- Materials provided -
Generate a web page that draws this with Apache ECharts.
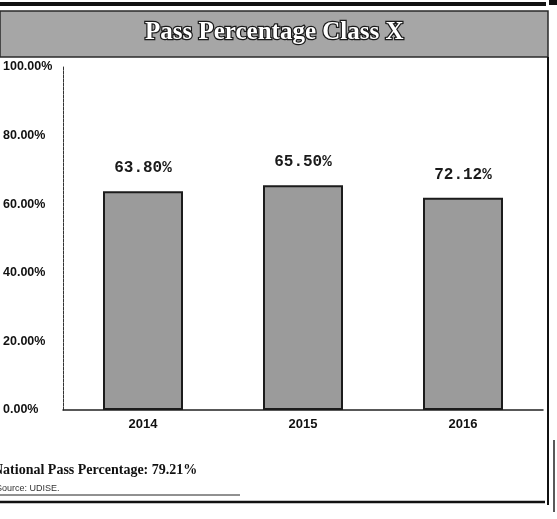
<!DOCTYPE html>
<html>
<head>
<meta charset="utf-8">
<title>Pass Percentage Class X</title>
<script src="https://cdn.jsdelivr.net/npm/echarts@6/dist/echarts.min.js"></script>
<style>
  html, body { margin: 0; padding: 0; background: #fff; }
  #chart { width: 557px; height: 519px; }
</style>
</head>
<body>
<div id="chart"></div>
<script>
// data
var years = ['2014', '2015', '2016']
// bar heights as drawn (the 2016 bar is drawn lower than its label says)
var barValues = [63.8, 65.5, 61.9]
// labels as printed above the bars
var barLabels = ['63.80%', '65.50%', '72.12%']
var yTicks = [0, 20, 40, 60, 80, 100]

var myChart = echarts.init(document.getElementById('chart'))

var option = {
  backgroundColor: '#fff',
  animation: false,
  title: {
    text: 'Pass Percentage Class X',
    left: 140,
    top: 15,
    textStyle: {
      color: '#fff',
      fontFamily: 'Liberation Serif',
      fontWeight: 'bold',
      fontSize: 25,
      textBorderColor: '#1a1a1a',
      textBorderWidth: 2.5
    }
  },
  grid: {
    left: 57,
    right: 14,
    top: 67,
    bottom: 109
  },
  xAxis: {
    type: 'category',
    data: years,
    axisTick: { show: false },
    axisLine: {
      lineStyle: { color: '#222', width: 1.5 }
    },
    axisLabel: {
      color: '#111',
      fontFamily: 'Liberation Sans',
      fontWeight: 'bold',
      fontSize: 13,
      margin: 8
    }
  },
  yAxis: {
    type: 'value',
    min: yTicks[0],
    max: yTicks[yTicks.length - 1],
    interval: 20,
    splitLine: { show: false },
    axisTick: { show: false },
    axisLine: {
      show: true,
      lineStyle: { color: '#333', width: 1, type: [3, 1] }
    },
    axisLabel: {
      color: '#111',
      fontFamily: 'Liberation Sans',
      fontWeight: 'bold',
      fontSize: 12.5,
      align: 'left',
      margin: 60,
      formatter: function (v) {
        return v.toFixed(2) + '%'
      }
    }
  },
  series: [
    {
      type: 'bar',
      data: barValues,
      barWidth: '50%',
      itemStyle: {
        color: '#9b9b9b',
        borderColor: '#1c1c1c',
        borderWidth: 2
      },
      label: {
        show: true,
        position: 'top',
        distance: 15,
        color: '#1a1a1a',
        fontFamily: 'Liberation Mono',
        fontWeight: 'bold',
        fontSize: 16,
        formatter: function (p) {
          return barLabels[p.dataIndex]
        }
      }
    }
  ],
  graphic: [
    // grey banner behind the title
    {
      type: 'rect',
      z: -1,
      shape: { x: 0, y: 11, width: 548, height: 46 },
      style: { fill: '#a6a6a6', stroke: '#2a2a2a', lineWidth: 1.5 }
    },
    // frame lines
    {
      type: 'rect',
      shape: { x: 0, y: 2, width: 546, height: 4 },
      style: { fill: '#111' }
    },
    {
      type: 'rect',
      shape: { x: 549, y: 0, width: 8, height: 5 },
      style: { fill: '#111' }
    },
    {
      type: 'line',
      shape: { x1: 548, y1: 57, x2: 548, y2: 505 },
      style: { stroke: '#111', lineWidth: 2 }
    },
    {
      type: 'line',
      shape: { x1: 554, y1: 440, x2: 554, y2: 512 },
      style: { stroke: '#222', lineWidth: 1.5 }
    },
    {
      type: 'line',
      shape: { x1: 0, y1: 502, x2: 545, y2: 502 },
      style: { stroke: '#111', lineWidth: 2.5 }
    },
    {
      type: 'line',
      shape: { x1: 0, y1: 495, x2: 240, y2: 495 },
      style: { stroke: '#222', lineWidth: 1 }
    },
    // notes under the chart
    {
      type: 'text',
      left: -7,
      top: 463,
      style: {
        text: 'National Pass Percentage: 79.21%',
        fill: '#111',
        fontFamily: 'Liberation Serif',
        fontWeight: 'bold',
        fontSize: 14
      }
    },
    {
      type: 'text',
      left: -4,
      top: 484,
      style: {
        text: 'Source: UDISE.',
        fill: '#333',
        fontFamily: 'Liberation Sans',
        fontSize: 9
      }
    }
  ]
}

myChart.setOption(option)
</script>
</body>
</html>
--
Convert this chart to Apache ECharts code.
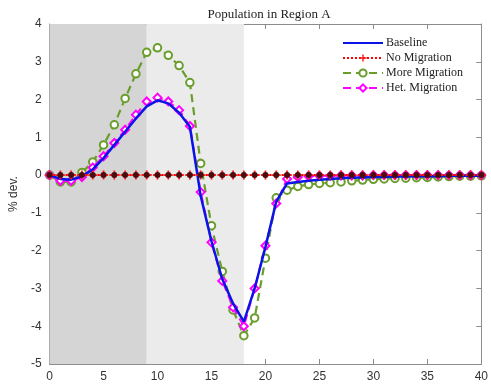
==
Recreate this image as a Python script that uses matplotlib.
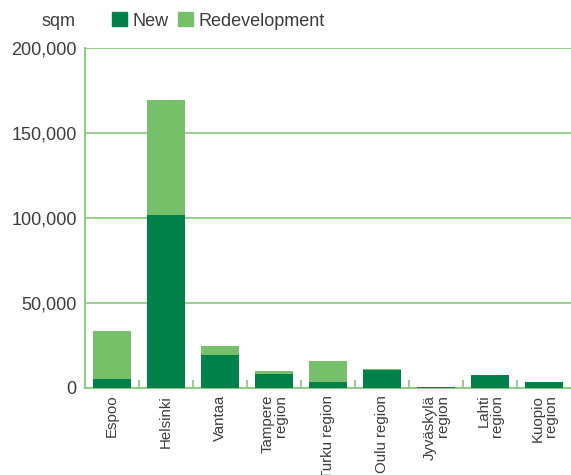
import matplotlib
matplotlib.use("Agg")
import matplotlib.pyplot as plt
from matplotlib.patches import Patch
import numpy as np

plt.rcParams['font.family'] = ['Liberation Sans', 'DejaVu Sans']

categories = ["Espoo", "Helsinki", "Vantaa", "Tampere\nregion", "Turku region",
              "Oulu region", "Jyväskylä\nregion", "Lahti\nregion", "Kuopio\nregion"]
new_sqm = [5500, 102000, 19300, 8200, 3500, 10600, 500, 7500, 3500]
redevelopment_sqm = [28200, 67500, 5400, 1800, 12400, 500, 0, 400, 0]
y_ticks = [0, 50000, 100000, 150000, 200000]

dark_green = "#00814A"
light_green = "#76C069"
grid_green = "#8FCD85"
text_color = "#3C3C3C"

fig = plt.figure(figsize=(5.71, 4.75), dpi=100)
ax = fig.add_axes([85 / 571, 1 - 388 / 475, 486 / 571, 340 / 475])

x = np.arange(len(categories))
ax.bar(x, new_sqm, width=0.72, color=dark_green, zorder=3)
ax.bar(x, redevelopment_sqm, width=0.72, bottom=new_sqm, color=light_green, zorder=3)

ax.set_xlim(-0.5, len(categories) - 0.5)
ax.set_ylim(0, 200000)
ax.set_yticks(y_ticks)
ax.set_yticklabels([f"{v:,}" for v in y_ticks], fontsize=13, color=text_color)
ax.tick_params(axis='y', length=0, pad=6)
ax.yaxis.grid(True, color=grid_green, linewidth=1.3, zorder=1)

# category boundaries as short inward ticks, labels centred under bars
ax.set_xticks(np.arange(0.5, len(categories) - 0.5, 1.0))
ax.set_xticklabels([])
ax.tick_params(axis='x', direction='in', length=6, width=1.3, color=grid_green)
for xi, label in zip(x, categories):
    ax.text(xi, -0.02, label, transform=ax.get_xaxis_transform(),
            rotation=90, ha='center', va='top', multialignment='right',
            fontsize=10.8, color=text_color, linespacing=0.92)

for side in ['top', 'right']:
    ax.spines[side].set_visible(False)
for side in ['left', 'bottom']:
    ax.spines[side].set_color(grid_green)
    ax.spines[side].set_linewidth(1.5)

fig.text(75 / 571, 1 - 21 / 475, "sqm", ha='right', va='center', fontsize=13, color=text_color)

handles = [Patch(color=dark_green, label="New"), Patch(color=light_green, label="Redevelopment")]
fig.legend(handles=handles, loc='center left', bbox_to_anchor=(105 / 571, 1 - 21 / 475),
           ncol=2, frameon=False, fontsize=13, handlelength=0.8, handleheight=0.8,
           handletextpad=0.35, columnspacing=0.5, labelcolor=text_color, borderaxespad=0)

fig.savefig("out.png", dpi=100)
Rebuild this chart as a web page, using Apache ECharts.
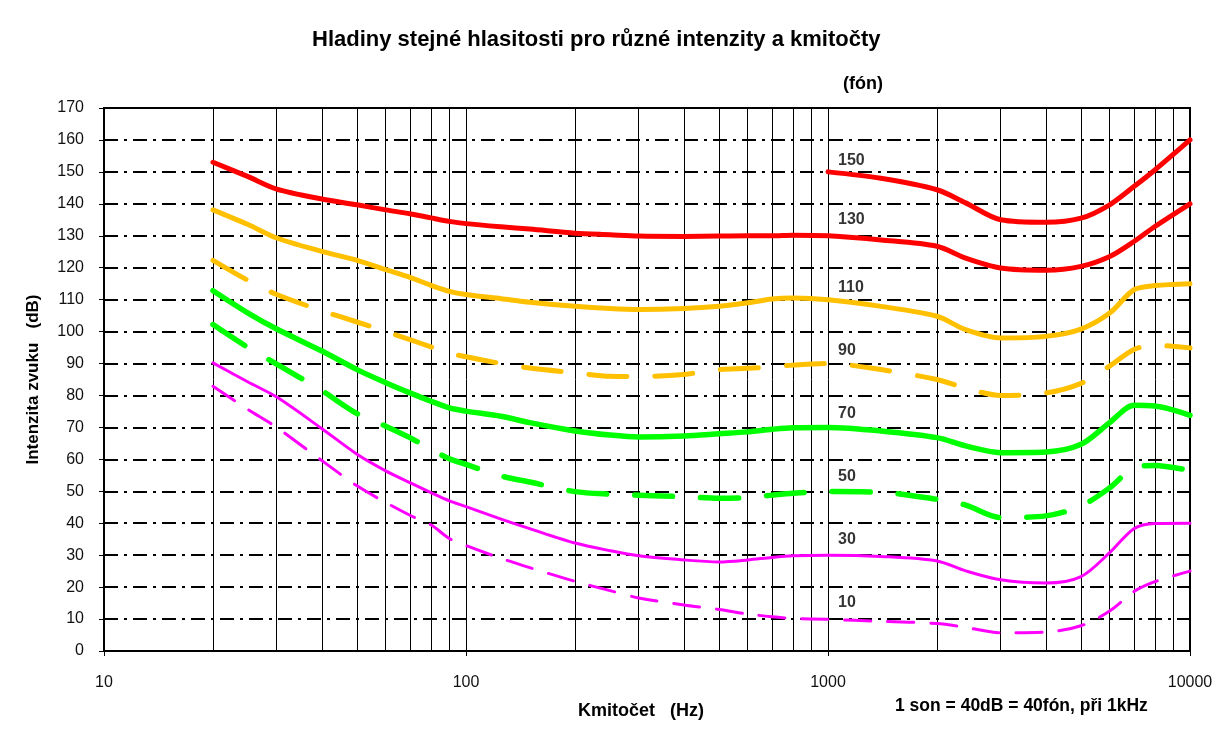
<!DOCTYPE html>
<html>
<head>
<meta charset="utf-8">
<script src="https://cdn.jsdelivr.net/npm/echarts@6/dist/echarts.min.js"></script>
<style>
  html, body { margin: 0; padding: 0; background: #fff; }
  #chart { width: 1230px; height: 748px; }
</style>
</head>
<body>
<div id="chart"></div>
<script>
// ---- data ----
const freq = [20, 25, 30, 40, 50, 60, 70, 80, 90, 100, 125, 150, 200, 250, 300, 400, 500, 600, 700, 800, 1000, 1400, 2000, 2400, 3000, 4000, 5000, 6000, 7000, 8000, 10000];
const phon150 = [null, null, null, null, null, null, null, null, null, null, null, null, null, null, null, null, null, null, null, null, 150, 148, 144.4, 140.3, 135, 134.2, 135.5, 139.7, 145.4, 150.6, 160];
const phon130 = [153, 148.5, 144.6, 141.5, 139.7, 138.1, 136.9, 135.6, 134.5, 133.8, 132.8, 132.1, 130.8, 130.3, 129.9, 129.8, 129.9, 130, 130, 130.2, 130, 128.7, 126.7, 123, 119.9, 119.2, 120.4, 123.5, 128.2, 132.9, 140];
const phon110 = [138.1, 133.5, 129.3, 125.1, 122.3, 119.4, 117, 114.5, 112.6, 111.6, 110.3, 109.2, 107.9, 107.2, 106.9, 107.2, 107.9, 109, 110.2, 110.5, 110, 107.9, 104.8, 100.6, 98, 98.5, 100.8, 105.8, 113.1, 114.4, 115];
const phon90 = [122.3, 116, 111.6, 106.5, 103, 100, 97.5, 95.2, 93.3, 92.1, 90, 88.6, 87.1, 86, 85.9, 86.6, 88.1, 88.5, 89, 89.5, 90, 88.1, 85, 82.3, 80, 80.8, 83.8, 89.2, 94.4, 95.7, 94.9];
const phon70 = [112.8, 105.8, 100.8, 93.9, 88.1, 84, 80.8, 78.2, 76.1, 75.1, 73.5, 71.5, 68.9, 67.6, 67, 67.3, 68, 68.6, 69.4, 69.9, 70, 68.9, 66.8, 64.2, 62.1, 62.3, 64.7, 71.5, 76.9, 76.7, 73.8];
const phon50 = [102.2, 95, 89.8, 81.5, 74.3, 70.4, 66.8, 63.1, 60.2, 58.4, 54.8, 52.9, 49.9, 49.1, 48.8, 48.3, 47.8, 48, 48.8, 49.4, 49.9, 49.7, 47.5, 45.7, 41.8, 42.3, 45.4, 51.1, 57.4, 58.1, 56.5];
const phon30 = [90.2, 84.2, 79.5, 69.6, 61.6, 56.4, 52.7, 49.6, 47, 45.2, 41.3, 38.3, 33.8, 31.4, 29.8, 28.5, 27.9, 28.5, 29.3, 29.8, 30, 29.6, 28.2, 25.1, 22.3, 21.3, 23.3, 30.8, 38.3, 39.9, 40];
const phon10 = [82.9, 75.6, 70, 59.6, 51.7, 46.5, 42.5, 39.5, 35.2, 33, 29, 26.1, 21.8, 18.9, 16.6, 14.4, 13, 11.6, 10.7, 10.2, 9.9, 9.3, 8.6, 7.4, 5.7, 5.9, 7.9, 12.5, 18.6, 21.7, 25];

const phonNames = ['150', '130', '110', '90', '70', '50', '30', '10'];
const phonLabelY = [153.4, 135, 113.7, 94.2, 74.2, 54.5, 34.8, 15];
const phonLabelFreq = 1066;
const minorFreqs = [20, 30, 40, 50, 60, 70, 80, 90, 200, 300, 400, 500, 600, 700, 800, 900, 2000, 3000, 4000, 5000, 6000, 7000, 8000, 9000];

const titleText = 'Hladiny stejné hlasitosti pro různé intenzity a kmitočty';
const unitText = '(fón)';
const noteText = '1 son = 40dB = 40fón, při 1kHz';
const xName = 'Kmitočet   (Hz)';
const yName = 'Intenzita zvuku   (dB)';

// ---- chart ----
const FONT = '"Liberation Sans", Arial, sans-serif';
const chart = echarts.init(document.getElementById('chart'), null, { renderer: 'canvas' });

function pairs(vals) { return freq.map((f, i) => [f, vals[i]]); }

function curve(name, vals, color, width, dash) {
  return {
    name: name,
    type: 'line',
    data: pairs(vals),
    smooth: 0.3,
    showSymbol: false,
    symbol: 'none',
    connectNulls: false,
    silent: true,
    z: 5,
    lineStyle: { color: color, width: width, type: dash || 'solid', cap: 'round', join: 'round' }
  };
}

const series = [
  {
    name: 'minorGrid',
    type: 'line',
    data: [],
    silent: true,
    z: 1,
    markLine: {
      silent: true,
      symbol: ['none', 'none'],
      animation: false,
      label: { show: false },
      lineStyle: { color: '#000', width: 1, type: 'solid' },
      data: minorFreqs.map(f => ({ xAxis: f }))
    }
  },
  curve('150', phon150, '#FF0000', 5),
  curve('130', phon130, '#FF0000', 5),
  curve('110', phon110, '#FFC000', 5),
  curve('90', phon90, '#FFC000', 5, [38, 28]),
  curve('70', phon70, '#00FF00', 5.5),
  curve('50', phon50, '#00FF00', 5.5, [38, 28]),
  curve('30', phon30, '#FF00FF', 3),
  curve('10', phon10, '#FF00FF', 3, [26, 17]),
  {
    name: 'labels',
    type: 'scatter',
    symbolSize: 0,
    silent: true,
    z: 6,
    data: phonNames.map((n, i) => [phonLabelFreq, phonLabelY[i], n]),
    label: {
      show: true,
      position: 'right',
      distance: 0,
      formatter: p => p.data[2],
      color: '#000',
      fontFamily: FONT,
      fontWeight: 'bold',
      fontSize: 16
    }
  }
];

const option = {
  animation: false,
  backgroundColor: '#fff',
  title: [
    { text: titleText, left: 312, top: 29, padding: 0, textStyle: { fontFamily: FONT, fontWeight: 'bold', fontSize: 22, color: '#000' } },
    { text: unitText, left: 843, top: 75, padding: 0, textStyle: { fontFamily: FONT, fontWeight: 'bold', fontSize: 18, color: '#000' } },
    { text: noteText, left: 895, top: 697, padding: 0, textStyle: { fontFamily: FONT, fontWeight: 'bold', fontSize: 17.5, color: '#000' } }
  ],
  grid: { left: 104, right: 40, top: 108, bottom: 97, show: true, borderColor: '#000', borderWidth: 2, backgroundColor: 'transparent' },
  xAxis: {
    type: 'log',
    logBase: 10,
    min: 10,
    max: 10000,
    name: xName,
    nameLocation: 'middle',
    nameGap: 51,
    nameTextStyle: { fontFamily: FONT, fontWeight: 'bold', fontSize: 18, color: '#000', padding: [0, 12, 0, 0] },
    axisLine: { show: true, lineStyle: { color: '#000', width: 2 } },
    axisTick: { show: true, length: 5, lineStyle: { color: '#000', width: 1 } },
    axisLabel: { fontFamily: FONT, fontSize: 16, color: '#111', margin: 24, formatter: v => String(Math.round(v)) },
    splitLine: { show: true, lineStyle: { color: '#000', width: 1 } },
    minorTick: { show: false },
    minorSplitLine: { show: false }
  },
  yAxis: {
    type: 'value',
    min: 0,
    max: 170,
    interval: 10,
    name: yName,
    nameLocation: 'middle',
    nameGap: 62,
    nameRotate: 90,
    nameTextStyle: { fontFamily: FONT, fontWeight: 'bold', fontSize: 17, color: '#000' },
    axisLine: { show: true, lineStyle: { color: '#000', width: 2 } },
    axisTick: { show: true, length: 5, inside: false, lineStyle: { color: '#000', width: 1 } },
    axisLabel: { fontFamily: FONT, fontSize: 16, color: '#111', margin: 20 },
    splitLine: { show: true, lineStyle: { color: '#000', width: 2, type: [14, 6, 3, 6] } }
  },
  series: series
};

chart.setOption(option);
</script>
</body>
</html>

- The problem -
Look above and copy only the lines from the one holding "Recreate this image" to the one holding "plt.rcParams['font.family'] = ['Liberation", both included, exactly, minus the pictures.

- Output of the exercise -
Recreate this image as a Python script that uses matplotlib.
import matplotlib
matplotlib.use("Agg")
import matplotlib.pyplot as plt
from matplotlib.patches import Patch
import numpy as np

plt.rcParams['font.family'] = ['Liberation Sans', 'DejaVu Sans']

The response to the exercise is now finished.